> [Dataset extract]
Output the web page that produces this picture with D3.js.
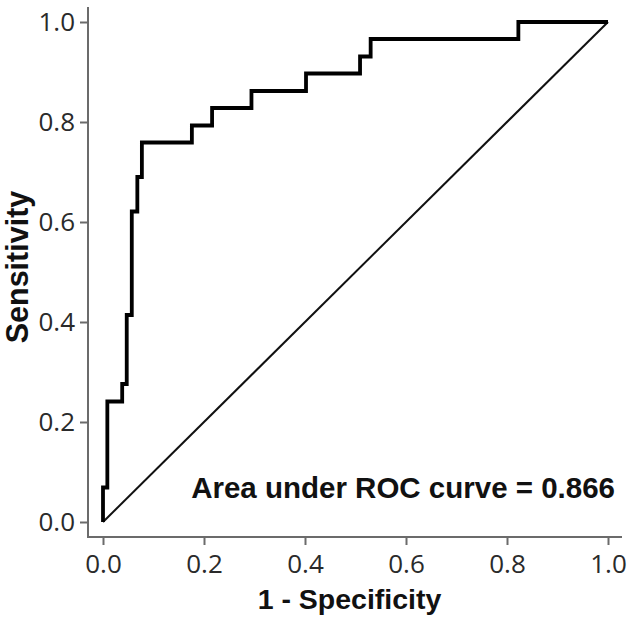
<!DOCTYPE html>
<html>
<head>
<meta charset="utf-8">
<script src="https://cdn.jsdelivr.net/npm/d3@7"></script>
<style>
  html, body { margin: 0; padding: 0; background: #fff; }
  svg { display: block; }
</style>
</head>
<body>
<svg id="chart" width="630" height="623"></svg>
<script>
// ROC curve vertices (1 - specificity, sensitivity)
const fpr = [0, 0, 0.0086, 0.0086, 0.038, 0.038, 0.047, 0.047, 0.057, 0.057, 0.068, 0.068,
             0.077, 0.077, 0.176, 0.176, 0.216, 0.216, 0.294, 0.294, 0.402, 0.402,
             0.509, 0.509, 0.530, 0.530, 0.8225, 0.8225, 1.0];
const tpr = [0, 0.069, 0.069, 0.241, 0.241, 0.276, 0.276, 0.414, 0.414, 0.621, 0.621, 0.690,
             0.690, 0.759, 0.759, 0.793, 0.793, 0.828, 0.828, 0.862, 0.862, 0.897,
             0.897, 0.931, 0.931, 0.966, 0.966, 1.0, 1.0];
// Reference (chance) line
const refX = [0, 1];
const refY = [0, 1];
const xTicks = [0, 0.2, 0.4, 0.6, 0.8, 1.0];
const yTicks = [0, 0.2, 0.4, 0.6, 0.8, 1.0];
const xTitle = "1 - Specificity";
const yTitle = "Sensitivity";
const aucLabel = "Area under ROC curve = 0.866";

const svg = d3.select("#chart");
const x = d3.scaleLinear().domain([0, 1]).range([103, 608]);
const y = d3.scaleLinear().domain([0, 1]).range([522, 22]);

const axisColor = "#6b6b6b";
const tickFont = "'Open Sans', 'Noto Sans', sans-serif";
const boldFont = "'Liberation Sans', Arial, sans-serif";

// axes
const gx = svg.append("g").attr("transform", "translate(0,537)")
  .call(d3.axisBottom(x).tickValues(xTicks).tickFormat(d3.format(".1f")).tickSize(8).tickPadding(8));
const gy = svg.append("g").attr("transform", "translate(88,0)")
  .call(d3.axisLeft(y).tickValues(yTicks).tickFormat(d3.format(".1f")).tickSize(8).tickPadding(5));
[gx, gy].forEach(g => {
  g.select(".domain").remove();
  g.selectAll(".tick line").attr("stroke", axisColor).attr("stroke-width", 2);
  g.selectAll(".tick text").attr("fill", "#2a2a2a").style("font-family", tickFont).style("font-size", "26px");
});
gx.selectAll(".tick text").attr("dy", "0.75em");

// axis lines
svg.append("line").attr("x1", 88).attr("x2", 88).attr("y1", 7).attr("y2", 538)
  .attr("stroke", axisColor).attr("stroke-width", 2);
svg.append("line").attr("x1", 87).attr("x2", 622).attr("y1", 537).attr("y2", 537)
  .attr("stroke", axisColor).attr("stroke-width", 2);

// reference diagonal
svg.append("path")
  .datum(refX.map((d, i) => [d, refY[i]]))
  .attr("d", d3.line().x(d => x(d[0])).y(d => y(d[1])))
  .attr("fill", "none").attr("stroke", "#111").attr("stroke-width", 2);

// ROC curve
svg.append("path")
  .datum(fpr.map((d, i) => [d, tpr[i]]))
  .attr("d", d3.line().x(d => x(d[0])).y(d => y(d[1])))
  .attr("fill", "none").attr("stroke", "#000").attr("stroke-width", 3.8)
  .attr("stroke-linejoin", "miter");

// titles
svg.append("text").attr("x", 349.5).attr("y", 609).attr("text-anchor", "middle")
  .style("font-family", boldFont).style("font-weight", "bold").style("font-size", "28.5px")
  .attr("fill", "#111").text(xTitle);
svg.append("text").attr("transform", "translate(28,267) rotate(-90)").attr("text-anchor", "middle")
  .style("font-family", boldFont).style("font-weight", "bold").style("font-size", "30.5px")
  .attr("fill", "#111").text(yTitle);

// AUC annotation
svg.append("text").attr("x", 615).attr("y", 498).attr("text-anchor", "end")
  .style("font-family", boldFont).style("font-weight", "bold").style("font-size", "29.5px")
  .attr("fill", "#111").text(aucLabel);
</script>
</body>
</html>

> [What you have to do] Copy the data word for word. Pictures do not go in the copy.

> [Exercise result]
Output the web page that produces this picture with D3.js.
<!DOCTYPE html>
<html>
<head>
<meta charset="utf-8">
<script src="https://cdn.jsdelivr.net/npm/d3@7"></script>
<style>
  html, body { margin: 0; padding: 0; background: #fff; }
  svg { display: block; }
</style>
</head>
<body>
<svg id="chart" width="630" height="623"></svg>
<script>
// ROC curve vertices (1 - specificity, sensitivity)
const fpr = [0, 0, 0.0086, 0.0086, 0.038, 0.038, 0.047, 0.047, 0.057, 0.057, 0.068, 0.068,
             0.077, 0.077, 0.176, 0.176, 0.216, 0.216, 0.294, 0.294, 0.402, 0.402,
             0.509, 0.509, 0.530, 0.530, 0.8225, 0.8225, 1.0];
const tpr = [0, 0.069, 0.069, 0.241, 0.241, 0.276, 0.276, 0.414, 0.414, 0.621, 0.621, 0.690,
             0.690, 0.759, 0.759, 0.793, 0.793, 0.828, 0.828, 0.862, 0.862, 0.897,
             0.897, 0.931, 0.931, 0.966, 0.966, 1.0, 1.0];
// Reference (chance) line
const refX = [0, 1];
const refY = [0, 1];
const xTicks = [0, 0.2, 0.4, 0.6, 0.8, 1.0];
const yTicks = [0, 0.2, 0.4, 0.6, 0.8, 1.0];
const xTitle = "1 - Specificity";
const yTitle = "Sensitivity";
const aucLabel = "Area under ROC curve = 0.866";

const svg = d3.select("#chart");
const x = d3.scaleLinear().domain([0, 1]).range([103, 608]);
const y = d3.scaleLinear().domain([0, 1]).range([522, 22]);

const axisColor = "#6b6b6b";
const tickFont = "'Open Sans', 'Noto Sans', sans-serif";
const boldFont = "'Liberation Sans', Arial, sans-serif";

// axes
const gx = svg.append("g").attr("transform", "translate(0,537)")
  .call(d3.axisBottom(x).tickValues(xTicks).tickFormat(d3.format(".1f")).tickSize(8).tickPadding(8));
const gy = svg.append("g").attr("transform", "translate(88,0)")
  .call(d3.axisLeft(y).tickValues(yTicks).tickFormat(d3.format(".1f")).tickSize(8).tickPadding(5));
[gx, gy].forEach(g => {
  g.select(".domain").remove();
  g.selectAll(".tick line").attr("stroke", axisColor).attr("stroke-width", 2);
  g.selectAll(".tick text").attr("fill", "#2a2a2a").style("font-family", tickFont).style("font-size", "26px");
});
gx.selectAll(".tick text").attr("dy", "0.75em");

// axis lines
svg.append("line").attr("x1", 88).attr("x2", 88).attr("y1", 7).attr("y2", 538)
  .attr("stroke", axisColor).attr("stroke-width", 2);
svg.append("line").attr("x1", 87).attr("x2", 622).attr("y1", 537).attr("y2", 537)
  .attr("stroke", axisColor).attr("stroke-width", 2);

// reference diagonal
svg.append("path")
  .datum(refX.map((d, i) => [d, refY[i]]))
  .attr("d", d3.line().x(d => x(d[0])).y(d => y(d[1])))
  .attr("fill", "none").attr("stroke", "#111").attr("stroke-width", 2);

// ROC curve
svg.append("path")
  .datum(fpr.map((d, i) => [d, tpr[i]]))
  .attr("d", d3.line().x(d => x(d[0])).y(d => y(d[1])))
  .attr("fill", "none").attr("stroke", "#000").attr("stroke-width", 3.8)
  .attr("stroke-linejoin", "miter");

// titles
svg.append("text").attr("x", 349.5).attr("y", 609).attr("text-anchor", "middle")
  .style("font-family", boldFont).style("font-weight", "bold").style("font-size", "28.5px")
  .attr("fill", "#111").text(xTitle);
svg.append("text").attr("transform", "translate(28,267) rotate(-90)").attr("text-anchor", "middle")
  .style("font-family", boldFont).style("font-weight", "bold").style("font-size", "30.5px")
  .attr("fill", "#111").text(yTitle);

// AUC annotation
svg.append("text").attr("x", 615).attr("y", 498).attr("text-anchor", "end")
  .style("font-family", boldFont).style("font-weight", "bold").style("font-size", "29.5px")
  .attr("fill", "#111").text(aucLabel);
</script>
</body>
</html>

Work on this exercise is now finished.